* start *

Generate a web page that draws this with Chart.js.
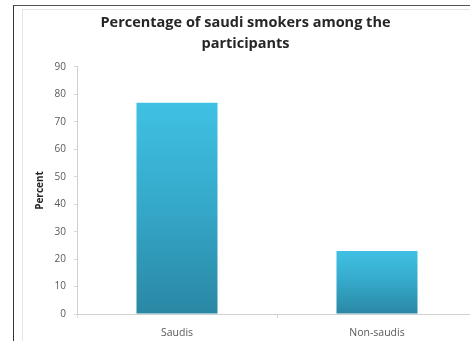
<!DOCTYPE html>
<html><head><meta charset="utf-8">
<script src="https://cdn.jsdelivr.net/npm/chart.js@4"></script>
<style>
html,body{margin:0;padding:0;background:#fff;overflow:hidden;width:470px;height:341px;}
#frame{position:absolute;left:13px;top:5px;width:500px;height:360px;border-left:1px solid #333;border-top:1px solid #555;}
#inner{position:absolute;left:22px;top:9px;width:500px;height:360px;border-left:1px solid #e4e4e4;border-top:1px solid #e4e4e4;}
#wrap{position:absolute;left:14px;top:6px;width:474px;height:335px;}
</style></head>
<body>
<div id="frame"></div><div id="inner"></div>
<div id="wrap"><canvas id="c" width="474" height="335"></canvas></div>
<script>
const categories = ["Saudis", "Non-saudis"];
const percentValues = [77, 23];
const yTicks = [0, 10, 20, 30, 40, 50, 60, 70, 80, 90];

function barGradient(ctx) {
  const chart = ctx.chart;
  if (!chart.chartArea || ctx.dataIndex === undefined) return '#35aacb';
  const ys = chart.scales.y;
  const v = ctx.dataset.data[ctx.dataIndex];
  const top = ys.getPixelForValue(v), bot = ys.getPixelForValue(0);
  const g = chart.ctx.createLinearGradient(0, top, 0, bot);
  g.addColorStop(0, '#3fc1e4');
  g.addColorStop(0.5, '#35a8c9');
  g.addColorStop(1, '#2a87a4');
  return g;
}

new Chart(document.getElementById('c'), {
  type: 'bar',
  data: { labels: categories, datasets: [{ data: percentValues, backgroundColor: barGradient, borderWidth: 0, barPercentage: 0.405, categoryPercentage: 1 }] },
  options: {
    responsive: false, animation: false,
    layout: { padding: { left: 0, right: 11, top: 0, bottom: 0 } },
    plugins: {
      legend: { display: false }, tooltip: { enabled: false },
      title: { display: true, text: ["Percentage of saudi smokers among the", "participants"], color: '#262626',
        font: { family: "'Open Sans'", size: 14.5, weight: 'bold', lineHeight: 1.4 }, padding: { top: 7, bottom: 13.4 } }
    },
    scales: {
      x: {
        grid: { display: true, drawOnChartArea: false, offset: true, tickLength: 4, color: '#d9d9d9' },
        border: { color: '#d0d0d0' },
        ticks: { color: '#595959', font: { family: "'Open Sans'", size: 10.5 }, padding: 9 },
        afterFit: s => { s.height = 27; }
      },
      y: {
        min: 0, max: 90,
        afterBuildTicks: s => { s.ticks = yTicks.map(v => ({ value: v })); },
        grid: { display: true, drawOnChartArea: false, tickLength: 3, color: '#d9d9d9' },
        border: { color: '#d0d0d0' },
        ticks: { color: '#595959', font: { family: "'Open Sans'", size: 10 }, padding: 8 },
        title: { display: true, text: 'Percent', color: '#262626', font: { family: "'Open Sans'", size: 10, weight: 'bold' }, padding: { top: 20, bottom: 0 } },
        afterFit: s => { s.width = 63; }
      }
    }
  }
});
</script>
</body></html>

* end *

Make an exact copy of the listing above. Do not include the pictures.

In response:
Generate a web page that draws this with Chart.js.
<!DOCTYPE html>
<html><head><meta charset="utf-8">
<script src="https://cdn.jsdelivr.net/npm/chart.js@4"></script>
<style>
html,body{margin:0;padding:0;background:#fff;overflow:hidden;width:470px;height:341px;}
#frame{position:absolute;left:13px;top:5px;width:500px;height:360px;border-left:1px solid #333;border-top:1px solid #555;}
#inner{position:absolute;left:22px;top:9px;width:500px;height:360px;border-left:1px solid #e4e4e4;border-top:1px solid #e4e4e4;}
#wrap{position:absolute;left:14px;top:6px;width:474px;height:335px;}
</style></head>
<body>
<div id="frame"></div><div id="inner"></div>
<div id="wrap"><canvas id="c" width="474" height="335"></canvas></div>
<script>
const categories = ["Saudis", "Non-saudis"];
const percentValues = [77, 23];
const yTicks = [0, 10, 20, 30, 40, 50, 60, 70, 80, 90];

function barGradient(ctx) {
  const chart = ctx.chart;
  if (!chart.chartArea || ctx.dataIndex === undefined) return '#35aacb';
  const ys = chart.scales.y;
  const v = ctx.dataset.data[ctx.dataIndex];
  const top = ys.getPixelForValue(v), bot = ys.getPixelForValue(0);
  const g = chart.ctx.createLinearGradient(0, top, 0, bot);
  g.addColorStop(0, '#3fc1e4');
  g.addColorStop(0.5, '#35a8c9');
  g.addColorStop(1, '#2a87a4');
  return g;
}

new Chart(document.getElementById('c'), {
  type: 'bar',
  data: { labels: categories, datasets: [{ data: percentValues, backgroundColor: barGradient, borderWidth: 0, barPercentage: 0.405, categoryPercentage: 1 }] },
  options: {
    responsive: false, animation: false,
    layout: { padding: { left: 0, right: 11, top: 0, bottom: 0 } },
    plugins: {
      legend: { display: false }, tooltip: { enabled: false },
      title: { display: true, text: ["Percentage of saudi smokers among the", "participants"], color: '#262626',
        font: { family: "'Open Sans'", size: 14.5, weight: 'bold', lineHeight: 1.4 }, padding: { top: 7, bottom: 13.4 } }
    },
    scales: {
      x: {
        grid: { display: true, drawOnChartArea: false, offset: true, tickLength: 4, color: '#d9d9d9' },
        border: { color: '#d0d0d0' },
        ticks: { color: '#595959', font: { family: "'Open Sans'", size: 10.5 }, padding: 9 },
        afterFit: s => { s.height = 27; }
      },
      y: {
        min: 0, max: 90,
        afterBuildTicks: s => { s.ticks = yTicks.map(v => ({ value: v })); },
        grid: { display: true, drawOnChartArea: false, tickLength: 3, color: '#d9d9d9' },
        border: { color: '#d0d0d0' },
        ticks: { color: '#595959', font: { family: "'Open Sans'", size: 10 }, padding: 8 },
        title: { display: true, text: 'Percent', color: '#262626', font: { family: "'Open Sans'", size: 10, weight: 'bold' }, padding: { top: 20, bottom: 0 } },
        afterFit: s => { s.width = 63; }
      }
    }
  }
});
</script>
</body></html>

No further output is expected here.